As did the day. You camped at the foot of the slopes trying to sleep while above the barrage continued relentlessly and in the morning Bugsy was prodding you awake with his elbow.
“The one thing you can say in favour of army life is that you get to see lots of beautiful sunrises.”
It looked pretty unremarkable as you grappled in your pack for your first cigarette for the day. But then, it was only first light.
“Hear that?” he then said.
You listened. You could hear nothing but the usual morning cacophony of farts and coughs, like some perverse human farmyard. And then you realised—it was what you couldn’t hear that was unexpected.
“They’ve stopped!”
“Yeah.”
“Oh fuck.”
The ancient history naturally led me to a misplaced romantic view of the subject of warfare. This, it seems, I extended into more contemporary reports. The following is just one of many examples where the book offered a terrible view of the true horrors of war, but somehow, at the time, I ignored all that and was influenced only by the blood and danger, the glory and the excitement. Looking back, its hard to understand how.
Russell Braddon’s The Naked Island was one of those books that I misread at the time. I was in it for the gore and cruelty of the capture of the Australian troops in Malaya and life in Japanese POW camp. Somehow I completely failed to notice that the book was a fierce condemnation of the British Military.
This is the story of the many who suffered for the mistakes of the few... it says on the front flap. ...he(Braddon) is impelled by a(n) ... anger that man’s individuality is being liquidated in a series of frightful wars, followed by equally frightful Peaces. In war-time he sees individual man doomed as a unit in that Mass of Manoeuvre with which generals cheerfully fight international battles. In peace time he sees individual man doomed as a unit of that political Mass of Manoeuvre with which pressure groups adroitly perpetrate their pointless feuds.
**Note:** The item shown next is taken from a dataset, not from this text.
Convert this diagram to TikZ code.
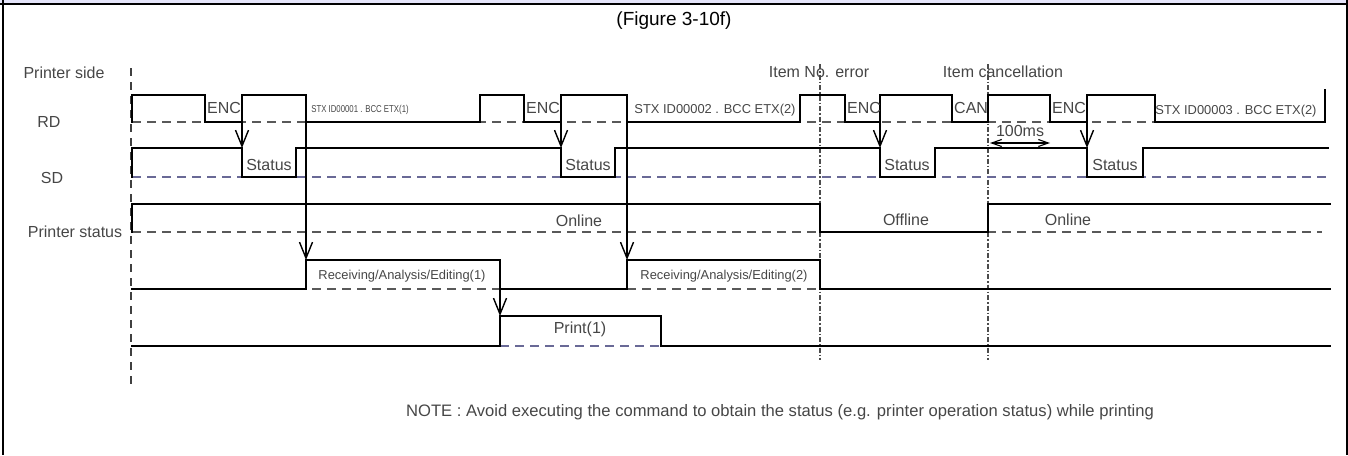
\documentclass[tikz,border=0pt]{standalone}
\usepackage{fontspec}
\setmainfont{Liberation Sans}
\usetikzlibrary{arrows.meta}
\definecolor{lav}{RGB}{228,228,250}
\definecolor{sdblue}{RGB}{105,105,150}
\definecolor{txt}{RGB}{70,70,70}
\tikzset{
  sig/.style={line width=1.8pt, line join=miter, line cap=rect},
  basel/.style={line width=1.4pt, dash pattern=on 9pt off 6pt, draw=black!65},
  basesd/.style={basel, draw=sdblue},
  arr/.style={line width=1.4pt, -{Straight Barb[length=16pt,width=13pt,line width=1.4pt]}},
  evtline/.style={line width=1.3pt, draw=black!70, dash pattern=on 5pt off 2pt on 1.5pt off 2pt},
  lbl/.style={font=\fontsize{16}{18}\selectfont, text=txt, inner sep=0pt},
  stx/.style={font=\fontsize{12.9}{14}\selectfont, text=txt, inner sep=0pt},
}
\begin{document}
\begin{tikzpicture}[x=1pt,y=-1pt]
\useasboundingbox (0,0) rectangle (1348,455);
% frame
\fill[lav] (0,0) rectangle (1348,3.3);
\draw[line width=2pt] (0,4.3) -- (1348,4.3);
\draw[line width=2.2pt] (3,0) -- (3,455);
\draw[line width=2pt] (1346.5,0) -- (1346.5,455);
\node[font=\fontsize{19}{22}\selectfont, inner sep=0pt] (title) at (674,21) {(Figure 3-10f)};

% left labels
\node[lbl] (pside) at (64,73) {Printer side};
\node[lbl] (rd) at (49,122) {RD};
\node[lbl] (sd) at (52,178) {SD};
\node[lbl] (pstat) at (75,232) {Printer status};

% left reference line
\draw[line width=1.3pt, draw=black!75, dash pattern=on 8pt off 6pt] (131,68) -- (131,384);
% event lines
\draw[evtline] (820,64) -- (820,360);
\draw[evtline] (988,64) -- (988,360);
\node[lbl] (err) at (819,72) {Item No. error};
\node[lbl] (canc) at (1003,72) {Item cancellation};

% baselines
\draw[basel] (132,122) -- (1325,122);
\draw[basesd] (132,177) -- (1328,177);
\draw[basel] (132,232) -- (1322,232);
\draw[basel] (132,289) -- (1328,289);
\draw[basesd] (500,346) -- (661,346);

% RD
\draw[sig] (132,122) -- (132,95) -- (205,95) -- (205,122) -- (242,122) -- (242,95) -- (306,95) -- (306,122) -- (480,122) -- (480,95) -- (524,95) -- (524,122) -- (561,122) -- (561,95) -- (627,95) -- (627,122) -- (800,122) -- (800,95) -- (845,95) -- (845,122) -- (880,122) -- (880,95) -- (952,95) -- (952,122) -- (988,122) -- (988,95) -- (1050,95) -- (1050,122) -- (1087,122) -- (1087,95) -- (1155,95) -- (1155,122) -- (1325,122) -- (1325,90);
% SD
\draw[sig] (132,177) -- (132,148) -- (242,148) -- (242,177) -- (296,177) -- (296,148) -- (561,148) -- (561,177) -- (615,177) -- (615,148) -- (880,148) -- (880,177) -- (935,177) -- (935,148) -- (1087,148) -- (1087,177) -- (1143,177) -- (1143,148) -- (1328,148);
% Printer status
\draw[sig] (132,232) -- (132,204) -- (820,204) -- (820,232) -- (988,232) -- (988,204) -- (1330,204);
% Receiving
\draw[sig] (132,289) -- (306,289) -- (306,260) -- (500,260) -- (500,289) -- (627,289) -- (627,260) -- (820,260) -- (820,289) -- (1330,289);
% Print
\draw[sig] (132,346) -- (500,346) -- (500,316) -- (661,316) -- (661,346) -- (1330,346);

% arrows
\coordinate (a1s) at (242,122); \coordinate (a1e) at (242,148);
\coordinate (a2s) at (561,122); \coordinate (a2e) at (561,148);
\coordinate (a3s) at (880,122); \coordinate (a3e) at (880,148);
\coordinate (a4s) at (1087,122); \coordinate (a4e) at (1087,148);
\coordinate (l1s) at (306,122); \coordinate (l1e) at (306,260);
\coordinate (l2s) at (627,122); \coordinate (l2e) at (627,260);
\coordinate (p1s) at (500,289); \coordinate (p1e) at (500,316);
\draw[arr] (a1s) -- (a1e);
\draw[arr] (a2s) -- (a2e);
\draw[arr] (a3s) -- (a3e);
\draw[arr] (a4s) -- (a4e);
\draw[arr] (l1s) -- (l1e);
\draw[arr] (l2s) -- (l2e);
\draw[arr] (p1s) -- (p1e);

% 100ms
\coordinate (ms1) at (990,143); \coordinate (ms2) at (1050,143);
\draw[line width=1.1pt, {Straight Barb[length=10pt,width=7pt]}-{Straight Barb[length=10pt,width=7pt]}] (ms1) -- (ms2);
\node[lbl] (ms) at (1020,131) {100ms};

% RD labels
\node[lbl, anchor=west] (enc1) at (207,108) {ENC};
\node[lbl, anchor=west] (enc2) at (526,108) {ENC};
\node[lbl, anchor=west] (enc3) at (847,108) {ENC};
\node[lbl, anchor=west] (can) at (954,108) {CAN};
\node[lbl, anchor=west] (enc4) at (1052,108) {ENC};
\node[stx, font=\fontsize{10}{11}\selectfont] (stx1) at (360,110) {\scalebox{0.78}[1]{STX ID00001 . BCC ETX(1)}};
\node[stx] (stx2) at (715,110) {STX ID00002 . BCC ETX(2)};
\node[stx] (stx3) at (1236,111) {STX ID00003 . BCC ETX(2)};

% SD labels
\node[lbl] (st1) at (269,165) {Status};
\node[lbl] (st2) at (588,165) {Status};
\node[lbl] (st3) at (907,165) {Status};
\node[lbl] (st4) at (1115,165) {Status};

% Printer status labels
\node[lbl] (on1) at (579,221) {Online};
\node[lbl] (off) at (906,220) {Offline};
\node[lbl] (on2) at (1068,220) {Online};

% receiving labels
\node[stx] (rcv1) at (402,276) {Receiving/Analysis/Editing(1)};
\node[stx] (rcv2) at (724,276) {Receiving/Analysis/Editing(2)};
\node[lbl] (pr1) at (580,329) {Print(1)};

% note
\node[lbl, font=\fontsize{16.6}{18}\selectfont] (note) at (780,412) {NOTE : Avoid executing the command to obtain the status (e.g. printer operation status) while printing};
\end{tikzpicture}
\end{document}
I re-read it years later and here was a man living through the worst imaginable circumstances, warning us of the even greater dangers that have now come to pass. It is a much better book than I could have hoped to realise at the time. Had I been able to read it with any powers of reflection at all, it might have changed the whole course of my life. Instead, I must have somehow skipped the bits I needed to read most as I ploughed on, searching for adventure and heroism. For the book tells all of the things that, when I was drafted some years later, I would have said no one had ever warned me about.



The book was illustrated by Braddon's fellow inmate Ronald Seale, who was famous most of all for the girls at St Trinians.